■ WORK TO DO:
Write out the data below exactly as given, without any of its pictures.

■ ROWS:
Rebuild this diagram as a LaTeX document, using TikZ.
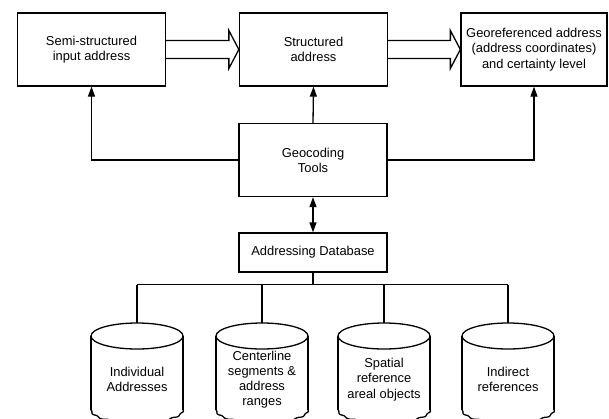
\documentclass[tikz,border=0pt]{standalone}
\usepackage{fontspec}
\setmainfont{Liberation Sans}
\usetikzlibrary{arrows.meta}
\usetikzlibrary{calc}

\begin{document}
\begin{tikzpicture}[x=1pt,y=-1pt,line width=1.3pt,>={Triangle[length=10pt,width=7pt]},
  font=\fontsize{12.9}{15.2}\selectfont,
  box/.style={draw,minimum width=148pt,minimum height=73pt,align=center,inner sep=2pt}]
\useasboundingbox (0,0) rectangle (609,418);
\clip (0,0) rectangle (609,418);

\node[box] (semi) at (91.5,49.5) {Semi-structured\\input address};
\node[box] (struct) at (313.5,49.5) {Structured\\address};
\node[box,minimum width=146pt] (georef) at (534,49.5) {Georeferenced address\\(address coordinates)\\and certainty level};
\node[box] (geo) at (313,160) {Geocoding\\Tools};
\node[box,minimum height=39pt] (db) at (313,252.5) {Addressing Database};

\foreach \a/\b in {semi/struct,struct/georef}
  \draw ($(\a.east)+(0,-9)$) -- ($(\b.west)+(-10,-9)$) -- ($(\b.west)+(-10,-19)$) -- (\b.west)
    -- ($(\b.west)+(-10,19)$) -- ($(\b.west)+(-10,9)$) -- ($(\a.east)+(0,9)$);

\draw [->] (geo.west) -| (semi.south);
\draw [->] (geo.east) -| (georef.south);
\draw [->] (geo.north) -- (struct.south);
\draw [<->] (geo.south) -- (db.north);
\draw (db.south) -- ++(0,12) coordinate (bus);

\foreach \cx/\nm/\txt in {137/indiv/{Individual\\Addresses},
  262/centre/{Centerline\\segments \&\\address\\ranges},
  384/spatial/{Spatial\\reference\\areal objects},
  508/indirect/{Indirect\\references}}{
  \draw (\cx,336) ellipse [x radius=46, y radius=13];
  \draw (\cx-46,336) -- (\cx-46,410) (\cx+46,336) -- (\cx+46,410);
  \draw [smooth,samples=60,domain=0:180]
    plot ({\cx+cos(\x)*(46+0.6*sin(16*\x))},{410+sin(\x)*(13+0.9*sin(16*\x))});
  \node[align=center] (\nm) at (\cx,379.5) {\txt};
  \coordinate (\nm-top) at (\cx,323);
  \draw (bus -| \nm-top) -- (\nm-top);
}
\draw (bus -| indiv-top) -- (bus -| indirect-top);
\end{tikzpicture}
\end{document}
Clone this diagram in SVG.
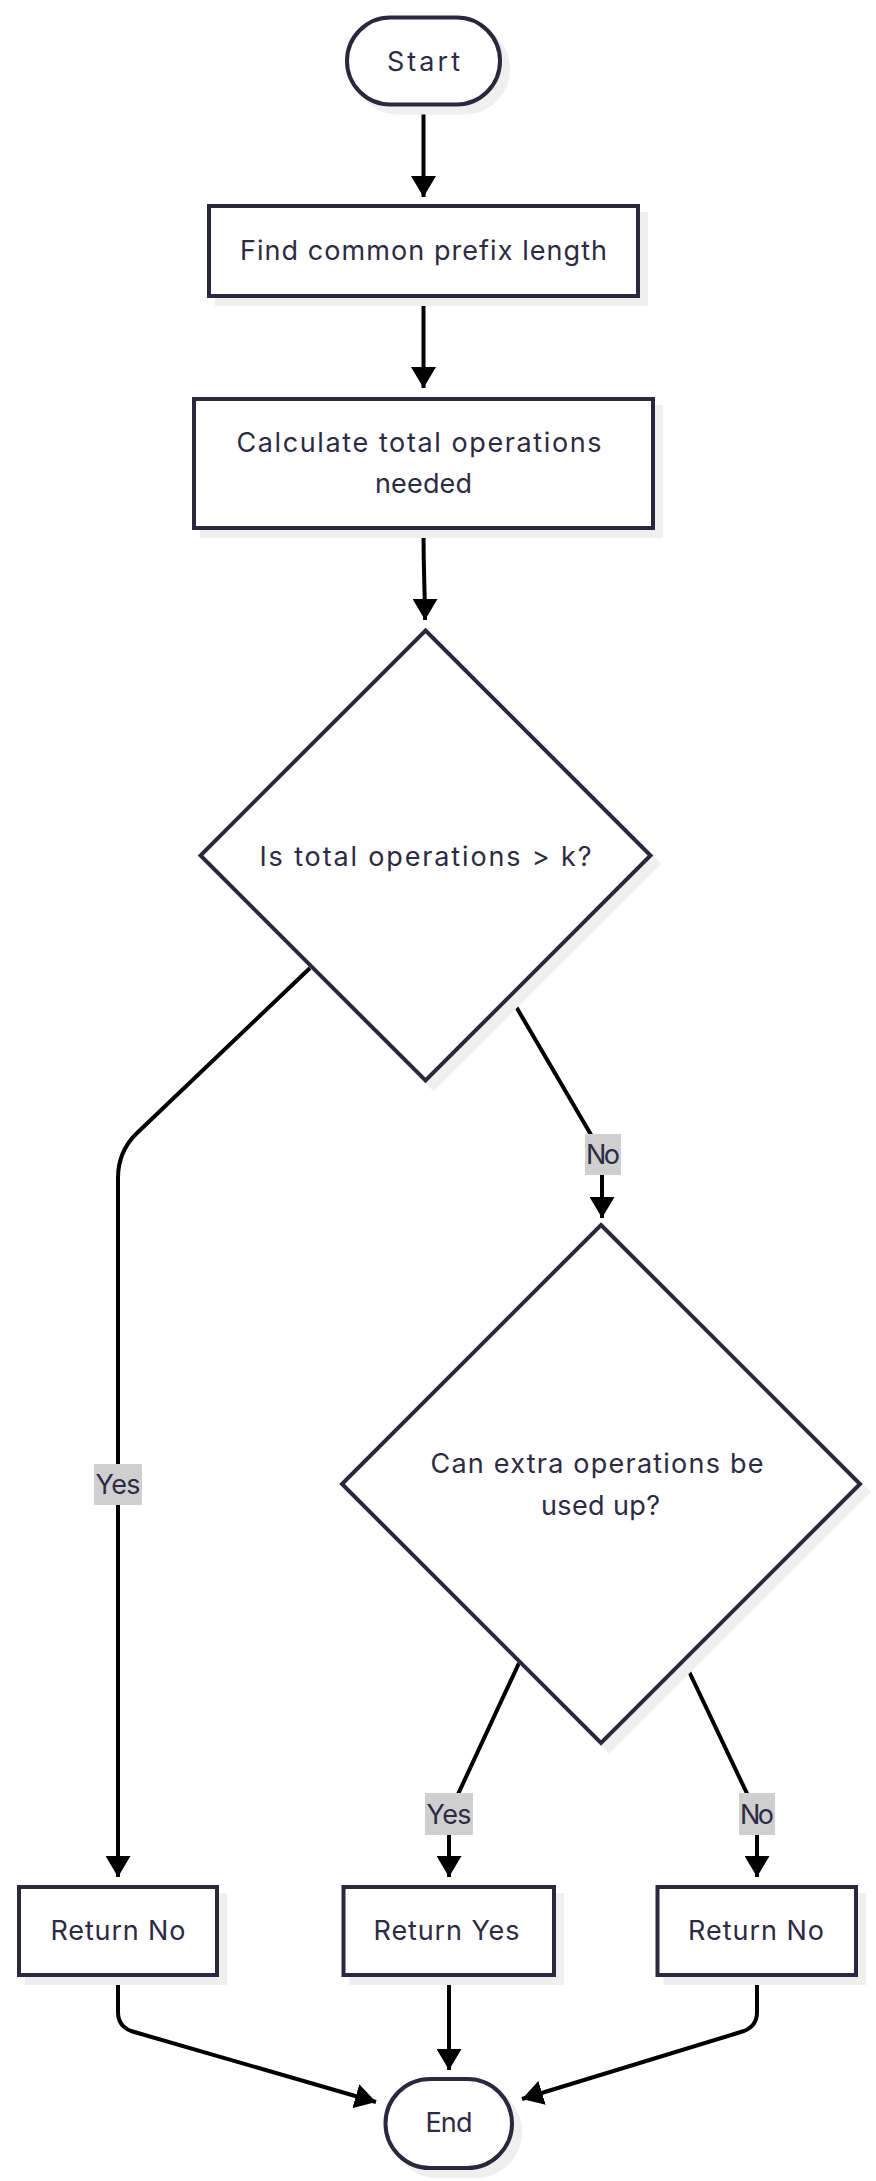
<svg xmlns="http://www.w3.org/2000/svg" width="876" height="2181" viewBox="0 0 876 2181">
<style>
.node{fill:#ffffff;stroke:#29283d;stroke-width:4}
.shadow{fill:#efefef;stroke:#efefef;stroke-width:4}
.t{font-family:Inter,"Open Sans","Liberation Sans",sans-serif;font-size:27px;font-weight:400;fill:#2d2b44;text-anchor:middle}
.edge{fill:none;stroke:#000000;stroke-width:4}
.lbl{fill:#cfcfcf}
</style>
<defs>
<marker id="arrow" markerUnits="userSpaceOnUse" markerWidth="21" markerHeight="25" viewBox="0 0 21 25" refX="21" refY="12.5" orient="auto">
<path d="M0,0 L21,12.5 L0,25 Z" fill="#000000"/>
</marker>
</defs>
<rect width="876" height="2181" fill="#ffffff"/>

<g id="edges">
<path class="edge" d="M423.5,105 L423.5,197" marker-end="url(#arrow)"/>
<path class="edge" d="M423.5,297 L423.5,388" marker-end="url(#arrow)"/>
<path class="edge" d="M423.5,530 C423.5,580 425,590 425,620" marker-end="url(#arrow)"/>
<path class="edge" d="M310,968 L136,1134 Q118,1152 118,1178 L118,1877" marker-end="url(#arrow)"/>
<path class="edge" d="M511,998 L597,1145 Q602,1154 602,1165 L602,1218" marker-end="url(#arrow)"/>
<path class="edge" d="M519,1663 L453,1805 Q449,1814 449,1824 L449,1877" marker-end="url(#arrow)"/>
<path class="edge" d="M685,1663 L752,1804 Q757,1814 757,1824 L757,1877" marker-end="url(#arrow)"/>
<path class="edge" d="M118,1977 L118,2012 Q118,2026 131,2031 L376,2102" marker-end="url(#arrow)"/>
<path class="edge" d="M449,1977 L449,2070" marker-end="url(#arrow)"/>
<path class="edge" d="M757,1977 L757,2012 Q757,2026 744,2031 L522,2099" marker-end="url(#arrow)"/>
<g id="edge-labels">
<rect class="lbl" x="585" y="1134" width="36" height="41"/>
<text class="t" x="603" y="1164" textLength="34">No</text>
<rect class="lbl" x="94" y="1464" width="48" height="41"/>
<text class="t" x="118" y="1494" textLength="45">Yes</text>
<rect class="lbl" x="425" y="1793" width="48" height="42"/>
<text class="t" x="449" y="1823.5" textLength="45">Yes</text>
<rect class="lbl" x="739" y="1793" width="36" height="42"/>
<text class="t" x="757" y="1823.5" textLength="34">No</text>
</g>
</g>

<g id="start">
<rect class="shadow" x="355" y="25.5" width="153" height="87" rx="43.5"/>
<rect class="node" x="347" y="17.5" width="153" height="87" rx="43.5"/>
<text class="t" x="423.5" y="70.5" textLength="73">Start</text>
</g>

<g id="find-prefix">
<rect class="shadow" x="217" y="214" width="429" height="90"/>
<rect class="node" x="209" y="206" width="429" height="90"/>
<text class="t" x="423.5" y="259.5" textLength="367">Find common prefix length</text>
</g>

<g id="calc-ops">
<rect class="shadow" x="202" y="407" width="459" height="129"/>
<rect class="node" x="194" y="399" width="459" height="129"/>
<text class="t" x="419" y="451.5" textLength="365">Calculate total operations</text>
<text class="t" x="423.5" y="493" textLength="97">needed</text>
</g>

<g id="decision1">
<polygon class="shadow" points="433.5,638.5 658.5,863.5 433.5,1088.5 208.5,863.5"/>
<polygon class="node" points="425.5,630.5 650.5,855.5 425.5,1080.5 200.5,855.5"/>
<text class="t" x="425.5" y="865.5" textLength="332">Is total operations &gt; k?</text>
</g>

<g id="decision2">
<polygon class="shadow" points="609,1233 868,1492 609,1751 350,1492"/>
<polygon class="node" points="601,1225 860,1484 601,1743 342,1484"/>
<text class="t" x="597" y="1473" textLength="333">Can extra operations be</text>
<text class="t" x="600.5" y="1514.5" textLength="119">used up?</text>
</g>

<g id="return-no-1">
<rect class="shadow" x="27" y="1895" width="198" height="88"/>
<rect class="node" x="19" y="1887" width="198" height="88"/>
<text class="t" x="118" y="1939.5" textLength="135">Return No</text>
</g>

<g id="return-yes">
<rect class="shadow" x="351.5" y="1895" width="210.5" height="88"/>
<rect class="node" x="343.5" y="1887" width="210.5" height="88"/>
<text class="t" x="446.5" y="1939.5" textLength="146">Return Yes</text>
</g>

<g id="return-no-2">
<rect class="shadow" x="665.5" y="1895" width="198.5" height="88"/>
<rect class="node" x="657.5" y="1887" width="198.5" height="88"/>
<text class="t" x="756" y="1939.5" textLength="136">Return No</text>
</g>

<g id="end">
<rect class="shadow" x="393.5" y="2087" width="126.5" height="89" rx="44.5"/>
<rect class="node" x="385.5" y="2079" width="126.5" height="89" rx="44.5"/>
<text class="t" x="449" y="2132" textLength="47">End</text>
</g>
</svg>
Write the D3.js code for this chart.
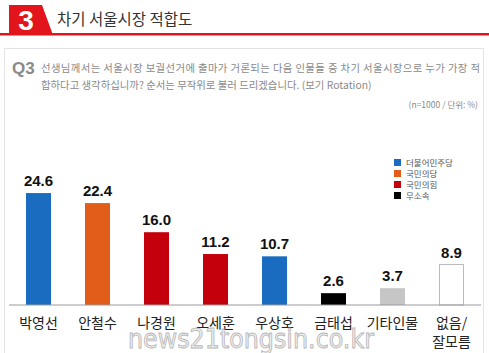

■ TASK ANSWER:
Rebuild this diagram as a LaTeX document, using TikZ.
\documentclass[tikz,border=0pt]{standalone}
\usepackage{fontspec}
\setmainfont{Liberation Sans}
\usetikzlibrary{arrows.meta}
\usetikzlibrary{calc}

\begin{document}
\begin{tikzpicture}[x=1pt,y=-1pt,line width=1.3pt,>={Triangle[length=10pt,width=7pt]},
  font=\fontsize{12.9}{15.2}\selectfont,
  box/.style={draw,minimum width=148pt,minimum height=73pt,align=center,inner sep=2pt}]
\useasboundingbox (0,0) rectangle (609,418);
\clip (0,0) rectangle (609,418);

\node[box] (semi) at (91.5,49.5) {Semi-structured\\input address};
\node[box] (struct) at (313.5,49.5) {Structured\\address};
\node[box,minimum width=146pt] (georef) at (534,49.5) {Georeferenced address\\(address coordinates)\\and certainty level};
\node[box] (geo) at (313,160) {Geocoding\\Tools};
\node[box,minimum height=39pt] (db) at (313,252.5) {Addressing Database};

\foreach \a/\b in {semi/struct,struct/georef}
  \draw ($(\a.east)+(0,-9)$) -- ($(\b.west)+(-10,-9)$) -- ($(\b.west)+(-10,-19)$) -- (\b.west)
    -- ($(\b.west)+(-10,19)$) -- ($(\b.west)+(-10,9)$) -- ($(\a.east)+(0,9)$);

\draw [->] (geo.west) -| (semi.south);
\draw [->] (geo.east) -| (georef.south);
\draw [->] (geo.north) -- (struct.south);
\draw [<->] (geo.south) -- (db.north);
\draw (db.south) -- ++(0,12) coordinate (bus);

\foreach \cx/\nm/\txt in {137/indiv/{Individual\\Addresses},
  262/centre/{Centerline\\segments \&\\address\\ranges},
  384/spatial/{Spatial\\reference\\areal objects},
  508/indirect/{Indirect\\references}}{
  \draw (\cx,336) ellipse [x radius=46, y radius=13];
  \draw (\cx-46,336) -- (\cx-46,410) (\cx+46,336) -- (\cx+46,410);
  \draw [smooth,samples=60,domain=0:180]
    plot ({\cx+cos(\x)*(46+0.6*sin(16*\x))},{410+sin(\x)*(13+0.9*sin(16*\x))});
  \node[align=center] (\nm) at (\cx,379.5) {\txt};
  \coordinate (\nm-top) at (\cx,323);
  \draw (bus -| \nm-top) -- (\nm-top);
}
\draw (bus -| indiv-top) -- (bus -| indirect-top);
\end{tikzpicture}
\end{document}
Clone this diagram in SVG.
<svg xmlns="http://www.w3.org/2000/svg" width="876" height="2181" viewBox="0 0 876 2181">
<style>
.node{fill:#ffffff;stroke:#29283d;stroke-width:4}
.shadow{fill:#efefef;stroke:#efefef;stroke-width:4}
.t{font-family:Inter,"Open Sans","Liberation Sans",sans-serif;font-size:27px;font-weight:400;fill:#2d2b44;text-anchor:middle}
.edge{fill:none;stroke:#000000;stroke-width:4}
.lbl{fill:#cfcfcf}
</style>
<defs>
<marker id="arrow" markerUnits="userSpaceOnUse" markerWidth="21" markerHeight="25" viewBox="0 0 21 25" refX="21" refY="12.5" orient="auto">
<path d="M0,0 L21,12.5 L0,25 Z" fill="#000000"/>
</marker>
</defs>
<rect width="876" height="2181" fill="#ffffff"/>

<g id="edges">
<path class="edge" d="M423.5,105 L423.5,197" marker-end="url(#arrow)"/>
<path class="edge" d="M423.5,297 L423.5,388" marker-end="url(#arrow)"/>
<path class="edge" d="M423.5,530 C423.5,580 425,590 425,620" marker-end="url(#arrow)"/>
<path class="edge" d="M310,968 L136,1134 Q118,1152 118,1178 L118,1877" marker-end="url(#arrow)"/>
<path class="edge" d="M511,998 L597,1145 Q602,1154 602,1165 L602,1218" marker-end="url(#arrow)"/>
<path class="edge" d="M519,1663 L453,1805 Q449,1814 449,1824 L449,1877" marker-end="url(#arrow)"/>
<path class="edge" d="M685,1663 L752,1804 Q757,1814 757,1824 L757,1877" marker-end="url(#arrow)"/>
<path class="edge" d="M118,1977 L118,2012 Q118,2026 131,2031 L376,2102" marker-end="url(#arrow)"/>
<path class="edge" d="M449,1977 L449,2070" marker-end="url(#arrow)"/>
<path class="edge" d="M757,1977 L757,2012 Q757,2026 744,2031 L522,2099" marker-end="url(#arrow)"/>
<g id="edge-labels">
<rect class="lbl" x="585" y="1134" width="36" height="41"/>
<text class="t" x="603" y="1164" textLength="34">No</text>
<rect class="lbl" x="94" y="1464" width="48" height="41"/>
<text class="t" x="118" y="1494" textLength="45">Yes</text>
<rect class="lbl" x="425" y="1793" width="48" height="42"/>
<text class="t" x="449" y="1823.5" textLength="45">Yes</text>
<rect class="lbl" x="739" y="1793" width="36" height="42"/>
<text class="t" x="757" y="1823.5" textLength="34">No</text>
</g>
</g>

<g id="start">
<rect class="shadow" x="355" y="25.5" width="153" height="87" rx="43.5"/>
<rect class="node" x="347" y="17.5" width="153" height="87" rx="43.5"/>
<text class="t" x="423.5" y="70.5" textLength="73">Start</text>
</g>

<g id="find-prefix">
<rect class="shadow" x="217" y="214" width="429" height="90"/>
<rect class="node" x="209" y="206" width="429" height="90"/>
<text class="t" x="423.5" y="259.5" textLength="367">Find common prefix length</text>
</g>

<g id="calc-ops">
<rect class="shadow" x="202" y="407" width="459" height="129"/>
<rect class="node" x="194" y="399" width="459" height="129"/>
<text class="t" x="419" y="451.5" textLength="365">Calculate total operations</text>
<text class="t" x="423.5" y="493" textLength="97">needed</text>
</g>

<g id="decision1">
<polygon class="shadow" points="433.5,638.5 658.5,863.5 433.5,1088.5 208.5,863.5"/>
<polygon class="node" points="425.5,630.5 650.5,855.5 425.5,1080.5 200.5,855.5"/>
<text class="t" x="425.5" y="865.5" textLength="332">Is total operations &gt; k?</text>
</g>

<g id="decision2">
<polygon class="shadow" points="609,1233 868,1492 609,1751 350,1492"/>
<polygon class="node" points="601,1225 860,1484 601,1743 342,1484"/>
<text class="t" x="597" y="1473" textLength="333">Can extra operations be</text>
<text class="t" x="600.5" y="1514.5" textLength="119">used up?</text>
</g>

<g id="return-no-1">
<rect class="shadow" x="27" y="1895" width="198" height="88"/>
<rect class="node" x="19" y="1887" width="198" height="88"/>
<text class="t" x="118" y="1939.5" textLength="135">Return No</text>
</g>

<g id="return-yes">
<rect class="shadow" x="351.5" y="1895" width="210.5" height="88"/>
<rect class="node" x="343.5" y="1887" width="210.5" height="88"/>
<text class="t" x="446.5" y="1939.5" textLength="146">Return Yes</text>
</g>

<g id="return-no-2">
<rect class="shadow" x="665.5" y="1895" width="198.5" height="88"/>
<rect class="node" x="657.5" y="1887" width="198.5" height="88"/>
<text class="t" x="756" y="1939.5" textLength="136">Return No</text>
</g>

<g id="end">
<rect class="shadow" x="393.5" y="2087" width="126.5" height="89" rx="44.5"/>
<rect class="node" x="385.5" y="2079" width="126.5" height="89" rx="44.5"/>
<text class="t" x="449" y="2132" textLength="47">End</text>
</g>
</svg>
Write the D3.js code for this chart.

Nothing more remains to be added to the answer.